Amyloid clearance mediated by macrophage derived multinucleated giant cells after depletion of circulating SAP followed by treatment with anti-SAP antibody. Thin sections of liver stained with toluidine blue from AA amyloidotic human SAP transgenic mice treated with CPHPC (miridesap) to deplete circulating SAP followed by anti-SAP antibody to target residual SAP in the amyloid deposits. Control mouse, not treated with anti-SAP antibody, show abundant amorphous pink-stained amyloid deposits, with the characteristic absence of any surrounding inflammatory reaction or cellular infiltrate. One day after anti-SAP antibody treatment there is intense, predominantly mononuclear cell infiltration in and around the amyloid. Five days after anti-SAP-antibody treatment there is fusion of macrophages to form multinucleated giant cells surrounding and infiltrating the deposits and containing large masses of ingested amyloid undergoing degradation.
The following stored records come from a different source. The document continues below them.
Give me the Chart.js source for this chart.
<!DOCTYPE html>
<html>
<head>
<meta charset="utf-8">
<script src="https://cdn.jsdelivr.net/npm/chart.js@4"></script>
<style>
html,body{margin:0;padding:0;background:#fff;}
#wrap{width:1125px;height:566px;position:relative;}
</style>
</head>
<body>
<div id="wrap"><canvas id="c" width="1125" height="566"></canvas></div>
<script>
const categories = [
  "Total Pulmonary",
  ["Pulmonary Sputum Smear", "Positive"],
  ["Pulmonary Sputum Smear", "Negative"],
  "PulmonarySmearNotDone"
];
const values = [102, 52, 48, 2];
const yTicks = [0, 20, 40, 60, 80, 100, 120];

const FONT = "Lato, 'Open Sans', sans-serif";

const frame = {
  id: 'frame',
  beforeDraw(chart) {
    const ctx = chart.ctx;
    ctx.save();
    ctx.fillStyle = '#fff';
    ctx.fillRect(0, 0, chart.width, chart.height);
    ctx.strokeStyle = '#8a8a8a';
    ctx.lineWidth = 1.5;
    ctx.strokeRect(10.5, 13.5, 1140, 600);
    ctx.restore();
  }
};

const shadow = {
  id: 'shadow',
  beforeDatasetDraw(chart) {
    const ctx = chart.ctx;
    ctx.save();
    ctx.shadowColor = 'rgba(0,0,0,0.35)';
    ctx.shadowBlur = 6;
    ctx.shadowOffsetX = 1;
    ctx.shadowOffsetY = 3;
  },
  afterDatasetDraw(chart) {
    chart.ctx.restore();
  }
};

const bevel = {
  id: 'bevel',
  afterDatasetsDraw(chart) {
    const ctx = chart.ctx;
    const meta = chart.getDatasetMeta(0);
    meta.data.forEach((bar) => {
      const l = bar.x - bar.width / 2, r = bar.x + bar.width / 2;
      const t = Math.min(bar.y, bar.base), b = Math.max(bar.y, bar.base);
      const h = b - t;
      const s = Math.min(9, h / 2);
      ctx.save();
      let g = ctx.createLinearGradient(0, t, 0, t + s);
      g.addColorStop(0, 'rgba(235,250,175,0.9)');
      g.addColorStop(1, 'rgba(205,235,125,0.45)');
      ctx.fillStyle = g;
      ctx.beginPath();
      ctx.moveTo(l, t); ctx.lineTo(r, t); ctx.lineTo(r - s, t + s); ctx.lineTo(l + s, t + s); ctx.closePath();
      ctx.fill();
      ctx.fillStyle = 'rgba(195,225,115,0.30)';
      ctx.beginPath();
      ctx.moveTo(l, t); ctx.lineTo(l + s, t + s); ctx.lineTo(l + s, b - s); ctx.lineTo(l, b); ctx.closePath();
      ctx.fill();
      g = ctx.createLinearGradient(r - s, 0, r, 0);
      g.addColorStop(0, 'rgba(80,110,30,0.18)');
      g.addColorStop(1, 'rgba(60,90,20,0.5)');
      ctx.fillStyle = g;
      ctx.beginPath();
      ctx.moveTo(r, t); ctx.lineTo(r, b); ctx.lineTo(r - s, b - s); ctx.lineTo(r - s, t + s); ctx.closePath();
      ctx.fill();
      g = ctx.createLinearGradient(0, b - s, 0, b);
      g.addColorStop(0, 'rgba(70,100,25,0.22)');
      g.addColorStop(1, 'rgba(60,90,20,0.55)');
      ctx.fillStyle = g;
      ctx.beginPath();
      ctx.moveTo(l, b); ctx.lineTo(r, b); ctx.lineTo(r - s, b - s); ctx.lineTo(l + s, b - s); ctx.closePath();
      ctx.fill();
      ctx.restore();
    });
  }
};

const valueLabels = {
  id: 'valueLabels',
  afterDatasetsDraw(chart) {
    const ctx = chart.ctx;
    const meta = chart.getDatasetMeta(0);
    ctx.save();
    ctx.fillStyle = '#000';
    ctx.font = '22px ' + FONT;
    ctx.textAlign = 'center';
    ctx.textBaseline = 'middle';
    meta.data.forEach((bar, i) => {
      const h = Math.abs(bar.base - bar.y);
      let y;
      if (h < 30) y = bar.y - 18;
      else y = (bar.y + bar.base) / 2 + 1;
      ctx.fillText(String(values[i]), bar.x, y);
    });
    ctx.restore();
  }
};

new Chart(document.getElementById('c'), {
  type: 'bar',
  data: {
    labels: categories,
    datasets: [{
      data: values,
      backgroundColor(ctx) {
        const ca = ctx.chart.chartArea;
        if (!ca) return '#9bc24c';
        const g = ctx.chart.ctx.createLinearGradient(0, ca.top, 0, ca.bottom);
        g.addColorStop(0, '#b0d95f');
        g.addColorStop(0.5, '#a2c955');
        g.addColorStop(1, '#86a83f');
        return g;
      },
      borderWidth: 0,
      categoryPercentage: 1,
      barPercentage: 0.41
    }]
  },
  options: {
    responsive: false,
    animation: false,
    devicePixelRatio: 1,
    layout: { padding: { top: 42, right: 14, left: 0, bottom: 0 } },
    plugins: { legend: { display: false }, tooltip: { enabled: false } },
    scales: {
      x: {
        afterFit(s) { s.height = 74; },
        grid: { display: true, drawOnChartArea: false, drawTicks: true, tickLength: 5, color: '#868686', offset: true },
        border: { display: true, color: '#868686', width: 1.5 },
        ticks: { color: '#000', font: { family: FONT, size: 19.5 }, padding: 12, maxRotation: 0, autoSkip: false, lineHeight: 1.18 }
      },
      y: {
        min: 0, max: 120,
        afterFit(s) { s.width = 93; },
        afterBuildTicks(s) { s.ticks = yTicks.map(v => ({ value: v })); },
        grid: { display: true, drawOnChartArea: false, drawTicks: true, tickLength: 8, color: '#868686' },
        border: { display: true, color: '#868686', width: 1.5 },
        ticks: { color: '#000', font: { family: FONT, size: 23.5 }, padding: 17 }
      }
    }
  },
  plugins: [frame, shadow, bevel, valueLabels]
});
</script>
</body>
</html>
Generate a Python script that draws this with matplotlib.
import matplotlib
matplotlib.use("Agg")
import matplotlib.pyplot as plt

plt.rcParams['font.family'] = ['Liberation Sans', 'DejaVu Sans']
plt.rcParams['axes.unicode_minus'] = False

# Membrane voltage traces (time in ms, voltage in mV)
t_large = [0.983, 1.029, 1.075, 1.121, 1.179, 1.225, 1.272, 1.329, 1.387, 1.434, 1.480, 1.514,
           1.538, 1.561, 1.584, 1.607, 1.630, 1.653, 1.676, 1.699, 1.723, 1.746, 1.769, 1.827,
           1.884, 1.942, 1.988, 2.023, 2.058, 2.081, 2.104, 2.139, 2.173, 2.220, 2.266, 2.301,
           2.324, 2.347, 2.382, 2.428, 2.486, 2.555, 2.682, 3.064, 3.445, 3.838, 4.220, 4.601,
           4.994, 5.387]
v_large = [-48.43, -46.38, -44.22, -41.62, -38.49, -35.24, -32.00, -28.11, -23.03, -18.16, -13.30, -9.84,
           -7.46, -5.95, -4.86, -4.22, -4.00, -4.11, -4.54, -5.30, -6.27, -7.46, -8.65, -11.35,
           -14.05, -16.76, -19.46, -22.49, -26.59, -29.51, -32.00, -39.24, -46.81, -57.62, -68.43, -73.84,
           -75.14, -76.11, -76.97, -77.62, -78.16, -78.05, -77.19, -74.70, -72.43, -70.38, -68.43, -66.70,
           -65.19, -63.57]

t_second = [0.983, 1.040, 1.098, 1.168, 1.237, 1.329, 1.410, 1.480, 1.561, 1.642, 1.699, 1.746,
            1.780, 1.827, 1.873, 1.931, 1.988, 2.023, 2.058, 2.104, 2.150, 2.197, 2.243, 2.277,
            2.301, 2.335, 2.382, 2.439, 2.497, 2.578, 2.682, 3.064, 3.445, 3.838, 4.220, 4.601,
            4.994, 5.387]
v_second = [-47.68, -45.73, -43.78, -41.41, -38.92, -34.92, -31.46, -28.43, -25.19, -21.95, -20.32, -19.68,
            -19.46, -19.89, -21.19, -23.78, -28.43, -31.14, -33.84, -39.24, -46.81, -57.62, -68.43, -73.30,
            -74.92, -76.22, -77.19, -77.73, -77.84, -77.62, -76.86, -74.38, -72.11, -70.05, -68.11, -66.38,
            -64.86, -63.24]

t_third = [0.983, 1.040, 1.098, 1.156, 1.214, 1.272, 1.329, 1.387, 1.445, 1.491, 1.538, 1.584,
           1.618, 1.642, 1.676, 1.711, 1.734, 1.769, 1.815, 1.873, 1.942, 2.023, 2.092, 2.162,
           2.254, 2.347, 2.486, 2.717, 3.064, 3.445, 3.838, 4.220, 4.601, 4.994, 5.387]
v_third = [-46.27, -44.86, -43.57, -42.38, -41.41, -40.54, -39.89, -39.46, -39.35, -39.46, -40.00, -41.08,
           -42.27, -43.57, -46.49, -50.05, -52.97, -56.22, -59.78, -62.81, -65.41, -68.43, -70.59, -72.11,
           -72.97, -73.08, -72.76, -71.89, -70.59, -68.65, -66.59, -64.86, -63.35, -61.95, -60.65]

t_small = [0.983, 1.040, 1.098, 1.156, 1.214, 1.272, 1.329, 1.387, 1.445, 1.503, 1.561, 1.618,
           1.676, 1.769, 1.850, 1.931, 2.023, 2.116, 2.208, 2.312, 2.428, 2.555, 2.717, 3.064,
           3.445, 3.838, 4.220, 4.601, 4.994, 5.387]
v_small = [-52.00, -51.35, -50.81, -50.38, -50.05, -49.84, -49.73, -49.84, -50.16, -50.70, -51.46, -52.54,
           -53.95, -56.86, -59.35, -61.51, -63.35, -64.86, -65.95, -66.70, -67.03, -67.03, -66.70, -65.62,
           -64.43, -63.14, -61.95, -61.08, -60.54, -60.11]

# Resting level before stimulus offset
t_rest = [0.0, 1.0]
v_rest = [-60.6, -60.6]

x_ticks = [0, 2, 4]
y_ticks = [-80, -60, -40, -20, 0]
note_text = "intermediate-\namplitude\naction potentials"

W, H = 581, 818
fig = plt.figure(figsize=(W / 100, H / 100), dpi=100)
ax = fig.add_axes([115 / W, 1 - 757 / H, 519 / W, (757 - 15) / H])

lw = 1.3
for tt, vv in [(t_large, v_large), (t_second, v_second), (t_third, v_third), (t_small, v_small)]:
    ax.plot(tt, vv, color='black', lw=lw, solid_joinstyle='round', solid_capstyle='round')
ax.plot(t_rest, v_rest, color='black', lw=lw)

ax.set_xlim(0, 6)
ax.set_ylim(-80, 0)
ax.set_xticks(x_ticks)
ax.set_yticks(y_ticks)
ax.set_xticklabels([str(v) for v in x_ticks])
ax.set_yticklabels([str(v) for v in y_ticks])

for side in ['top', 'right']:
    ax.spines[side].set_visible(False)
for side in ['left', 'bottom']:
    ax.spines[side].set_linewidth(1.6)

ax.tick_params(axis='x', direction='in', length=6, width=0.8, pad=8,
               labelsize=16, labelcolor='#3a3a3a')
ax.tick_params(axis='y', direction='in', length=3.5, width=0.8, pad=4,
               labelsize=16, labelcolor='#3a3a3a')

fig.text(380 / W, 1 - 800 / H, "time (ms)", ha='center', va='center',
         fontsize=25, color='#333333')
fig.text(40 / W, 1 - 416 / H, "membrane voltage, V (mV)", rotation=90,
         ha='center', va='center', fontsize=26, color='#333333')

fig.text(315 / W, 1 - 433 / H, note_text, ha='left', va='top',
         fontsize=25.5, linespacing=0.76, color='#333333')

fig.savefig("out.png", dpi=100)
At 16 days there is complete elimination of amyloid deposits with no residual cellular infiltrate and restoration of normal tissue architecture. [From Bodin et al. (114) with permission of Macmillan Publishers Ltd].

Figure 8

Whole body scintigraphy with ¹²³I-labeled serum amyloid P component in a patient with systemic amyloidosis before and after depletion of circulating SAP followed by treatment with anti-SAP antibody. (A) Scan immediately before treatment. (B) Scan 42 days after single dose of dezamizumab (fully humanized monoclonal anti-human SAP antibody) infused following depletion of circulating SAP with miridesap. The heavy load of amyloid in the liver has been dramatically reduced. [From Richards et al. (115) with permission of Massachusetts Medical Society].